Why didnt the name hinder that growth and reaching out?

Maybe the name doesnt hinder as much as some think. Maybe doing away with the name "Baptist" is at the heart of this issue. I dont know.


Anonymous said...


My thoughts on this subject are pretty well known after burning up the SBC Voices site.

I don't believe that any name change should be proposed at the convention this year. In fact, I would not have the task force report at the convention. I would have them report before.

Then, I would have a series of "listening" meetings around the country like Dr. Draper's young leaders meetings.

I would keep the discussion going over a couple of years and I would promote it. Then, I would have a vote.

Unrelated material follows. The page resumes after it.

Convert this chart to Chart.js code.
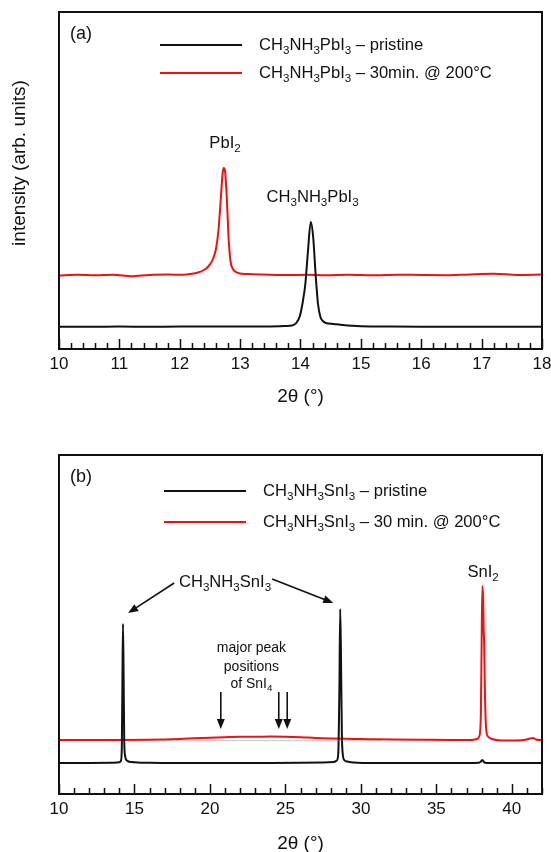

I am the worst at coming up with names, but some I think would work are:

The Fellowship of Baptist Christians

Baptist Christians Together

Baptist Christians on Mission

That keeps "American" out of it, which can be a problem overseas.

The Baptist nature of the SBC should be maintained. Baptists have made great theological contributions and I believe are correct on important issues.

I don't think that a name without "Baptist" in it will succeed. An alternative, however, might be a phrase after the official name.

Using my poor suggestions, one could use - Christians Together, a fellowship of Baptist Congregations. And then use Christians Together as the name where there's not a lot of space available.

These are poor suggestions.

One of the things that has made the SBC effective, in my opinion, is the openness to new ideas, creativity (when compared to other denominations) and the willingness to change.

The SBC has altered its entire convention structure, did away with non-performing assets, so to speak, changed the name of entities and last year even changed the funding mechanism.

A name change that is positive and is a better reflection of our present and future would be a good thing.

The objections that I hear to that are typically a desire to remember, preserve or project a Southern identity. I do not believe that is necessary or desirable when we a preaching a Gospel that is not tied to any region or culture.

Thanks for your good thoughts on this subject.